__GIVEN EXERCISE__
Return only the lines running from the top of the entries to the line with "(-486pt,-592.5pt) rectangle (483pt,41.25pt);", inclusive, exactly as written.

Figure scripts
_____

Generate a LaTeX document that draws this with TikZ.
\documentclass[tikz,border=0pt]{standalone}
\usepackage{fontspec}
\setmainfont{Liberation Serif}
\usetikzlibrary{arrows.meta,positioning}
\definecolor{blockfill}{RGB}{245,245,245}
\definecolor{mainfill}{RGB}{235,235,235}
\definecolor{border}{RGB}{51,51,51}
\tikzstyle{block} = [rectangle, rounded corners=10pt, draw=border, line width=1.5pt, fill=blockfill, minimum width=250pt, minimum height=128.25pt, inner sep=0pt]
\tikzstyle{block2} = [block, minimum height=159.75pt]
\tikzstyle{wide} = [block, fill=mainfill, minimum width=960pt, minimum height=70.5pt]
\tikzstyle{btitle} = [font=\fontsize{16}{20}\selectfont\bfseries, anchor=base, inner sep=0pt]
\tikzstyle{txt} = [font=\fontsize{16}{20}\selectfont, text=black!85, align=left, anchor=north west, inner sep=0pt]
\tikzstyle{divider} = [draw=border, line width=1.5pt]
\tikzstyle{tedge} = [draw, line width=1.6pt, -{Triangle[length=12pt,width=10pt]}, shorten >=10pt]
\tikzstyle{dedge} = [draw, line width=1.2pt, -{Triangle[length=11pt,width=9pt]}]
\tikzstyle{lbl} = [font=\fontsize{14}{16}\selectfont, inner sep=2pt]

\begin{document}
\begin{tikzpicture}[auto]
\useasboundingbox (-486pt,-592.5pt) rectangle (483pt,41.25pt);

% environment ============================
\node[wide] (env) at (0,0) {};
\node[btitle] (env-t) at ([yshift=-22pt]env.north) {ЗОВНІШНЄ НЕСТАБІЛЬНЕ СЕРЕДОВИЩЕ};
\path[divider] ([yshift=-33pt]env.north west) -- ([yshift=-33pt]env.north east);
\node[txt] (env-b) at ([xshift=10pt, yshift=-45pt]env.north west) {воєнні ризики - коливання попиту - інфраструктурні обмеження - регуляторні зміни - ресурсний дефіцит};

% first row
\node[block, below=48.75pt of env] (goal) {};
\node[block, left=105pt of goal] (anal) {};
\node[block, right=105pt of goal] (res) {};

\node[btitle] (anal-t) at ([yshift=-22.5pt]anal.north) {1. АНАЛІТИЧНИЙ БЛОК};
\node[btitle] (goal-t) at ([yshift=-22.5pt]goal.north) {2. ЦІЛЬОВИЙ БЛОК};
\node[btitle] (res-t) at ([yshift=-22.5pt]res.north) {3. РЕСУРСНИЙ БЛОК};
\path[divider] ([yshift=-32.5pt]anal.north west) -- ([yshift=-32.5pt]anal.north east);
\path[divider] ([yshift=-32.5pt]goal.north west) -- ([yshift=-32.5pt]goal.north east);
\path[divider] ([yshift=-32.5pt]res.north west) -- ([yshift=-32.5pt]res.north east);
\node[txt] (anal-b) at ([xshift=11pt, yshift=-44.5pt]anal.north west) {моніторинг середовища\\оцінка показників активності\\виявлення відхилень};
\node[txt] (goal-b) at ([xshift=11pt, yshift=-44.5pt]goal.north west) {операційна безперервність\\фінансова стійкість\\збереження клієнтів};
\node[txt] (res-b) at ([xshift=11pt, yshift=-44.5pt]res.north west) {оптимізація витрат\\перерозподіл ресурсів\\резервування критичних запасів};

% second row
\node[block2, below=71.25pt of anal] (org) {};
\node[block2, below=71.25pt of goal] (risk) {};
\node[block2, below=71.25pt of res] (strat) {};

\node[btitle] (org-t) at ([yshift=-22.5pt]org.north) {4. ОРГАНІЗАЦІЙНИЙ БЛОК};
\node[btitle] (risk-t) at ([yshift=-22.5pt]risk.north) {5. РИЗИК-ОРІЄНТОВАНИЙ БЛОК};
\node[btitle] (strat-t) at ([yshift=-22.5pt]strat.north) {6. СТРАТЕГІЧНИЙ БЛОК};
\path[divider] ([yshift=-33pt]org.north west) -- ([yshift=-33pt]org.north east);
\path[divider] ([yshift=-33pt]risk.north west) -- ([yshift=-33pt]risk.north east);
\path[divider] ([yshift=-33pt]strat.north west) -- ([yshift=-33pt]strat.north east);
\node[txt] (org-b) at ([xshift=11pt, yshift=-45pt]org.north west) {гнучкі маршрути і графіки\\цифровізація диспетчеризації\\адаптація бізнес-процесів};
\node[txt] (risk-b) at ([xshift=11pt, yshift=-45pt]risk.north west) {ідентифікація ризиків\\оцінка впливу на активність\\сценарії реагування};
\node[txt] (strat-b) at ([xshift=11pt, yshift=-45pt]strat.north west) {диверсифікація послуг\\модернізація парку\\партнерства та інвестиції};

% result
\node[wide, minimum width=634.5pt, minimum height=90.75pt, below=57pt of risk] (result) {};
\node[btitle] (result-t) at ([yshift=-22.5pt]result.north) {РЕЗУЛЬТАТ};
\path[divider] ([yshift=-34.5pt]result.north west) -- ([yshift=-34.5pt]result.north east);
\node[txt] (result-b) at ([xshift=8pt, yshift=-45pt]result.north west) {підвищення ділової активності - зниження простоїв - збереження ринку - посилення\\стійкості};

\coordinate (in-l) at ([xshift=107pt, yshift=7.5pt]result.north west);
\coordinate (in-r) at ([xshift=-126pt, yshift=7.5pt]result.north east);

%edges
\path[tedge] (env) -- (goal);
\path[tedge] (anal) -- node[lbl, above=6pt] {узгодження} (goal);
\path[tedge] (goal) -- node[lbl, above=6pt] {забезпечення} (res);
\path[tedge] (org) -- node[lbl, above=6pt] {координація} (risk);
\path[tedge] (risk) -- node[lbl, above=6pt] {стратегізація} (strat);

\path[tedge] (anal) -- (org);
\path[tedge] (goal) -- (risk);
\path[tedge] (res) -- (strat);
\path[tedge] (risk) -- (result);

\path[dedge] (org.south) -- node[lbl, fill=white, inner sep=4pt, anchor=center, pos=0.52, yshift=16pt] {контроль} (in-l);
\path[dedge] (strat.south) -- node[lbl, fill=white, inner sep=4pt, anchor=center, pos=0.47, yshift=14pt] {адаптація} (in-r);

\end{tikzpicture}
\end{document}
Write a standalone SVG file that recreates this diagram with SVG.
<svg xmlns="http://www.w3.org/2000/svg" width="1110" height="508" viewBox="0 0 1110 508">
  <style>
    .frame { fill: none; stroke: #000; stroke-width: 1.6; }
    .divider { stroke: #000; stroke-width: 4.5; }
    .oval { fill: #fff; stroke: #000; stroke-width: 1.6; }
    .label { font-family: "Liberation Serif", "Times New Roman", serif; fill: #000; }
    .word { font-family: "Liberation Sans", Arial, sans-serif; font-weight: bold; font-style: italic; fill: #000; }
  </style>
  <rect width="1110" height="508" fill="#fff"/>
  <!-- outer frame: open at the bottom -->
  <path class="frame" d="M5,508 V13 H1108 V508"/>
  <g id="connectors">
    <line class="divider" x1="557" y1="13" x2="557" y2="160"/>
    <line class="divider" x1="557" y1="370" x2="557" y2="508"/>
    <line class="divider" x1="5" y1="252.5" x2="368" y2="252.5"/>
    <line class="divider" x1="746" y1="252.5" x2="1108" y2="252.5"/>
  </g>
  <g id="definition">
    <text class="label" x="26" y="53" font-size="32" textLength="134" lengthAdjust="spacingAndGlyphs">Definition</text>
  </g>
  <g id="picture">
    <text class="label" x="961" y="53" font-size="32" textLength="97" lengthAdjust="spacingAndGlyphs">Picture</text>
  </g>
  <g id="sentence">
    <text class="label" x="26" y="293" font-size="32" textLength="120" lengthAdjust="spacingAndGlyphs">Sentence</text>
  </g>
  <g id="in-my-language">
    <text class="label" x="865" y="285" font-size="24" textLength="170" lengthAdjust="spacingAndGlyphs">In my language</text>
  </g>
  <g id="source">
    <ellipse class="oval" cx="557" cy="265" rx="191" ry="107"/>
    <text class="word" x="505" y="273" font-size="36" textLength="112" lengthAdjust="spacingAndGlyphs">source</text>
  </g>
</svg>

_____

__SOLVED PROBLEM__
Generate a LaTeX document that draws this with TikZ.
\documentclass[tikz,border=0pt]{standalone}
\usepackage{fontspec}
\setmainfont{Liberation Serif}
\usetikzlibrary{arrows.meta,positioning}
\definecolor{blockfill}{RGB}{245,245,245}
\definecolor{mainfill}{RGB}{235,235,235}
\definecolor{border}{RGB}{51,51,51}
\tikzstyle{block} = [rectangle, rounded corners=10pt, draw=border, line width=1.5pt, fill=blockfill, minimum width=250pt, minimum height=128.25pt, inner sep=0pt]
\tikzstyle{block2} = [block, minimum height=159.75pt]
\tikzstyle{wide} = [block, fill=mainfill, minimum width=960pt, minimum height=70.5pt]
\tikzstyle{btitle} = [font=\fontsize{16}{20}\selectfont\bfseries, anchor=base, inner sep=0pt]
\tikzstyle{txt} = [font=\fontsize{16}{20}\selectfont, text=black!85, align=left, anchor=north west, inner sep=0pt]
\tikzstyle{divider} = [draw=border, line width=1.5pt]
\tikzstyle{tedge} = [draw, line width=1.6pt, -{Triangle[length=12pt,width=10pt]}, shorten >=10pt]
\tikzstyle{dedge} = [draw, line width=1.2pt, -{Triangle[length=11pt,width=9pt]}]
\tikzstyle{lbl} = [font=\fontsize{14}{16}\selectfont, inner sep=2pt]

\begin{document}
\begin{tikzpicture}[auto]
\useasboundingbox (-486pt,-592.5pt) rectangle (483pt,41.25pt);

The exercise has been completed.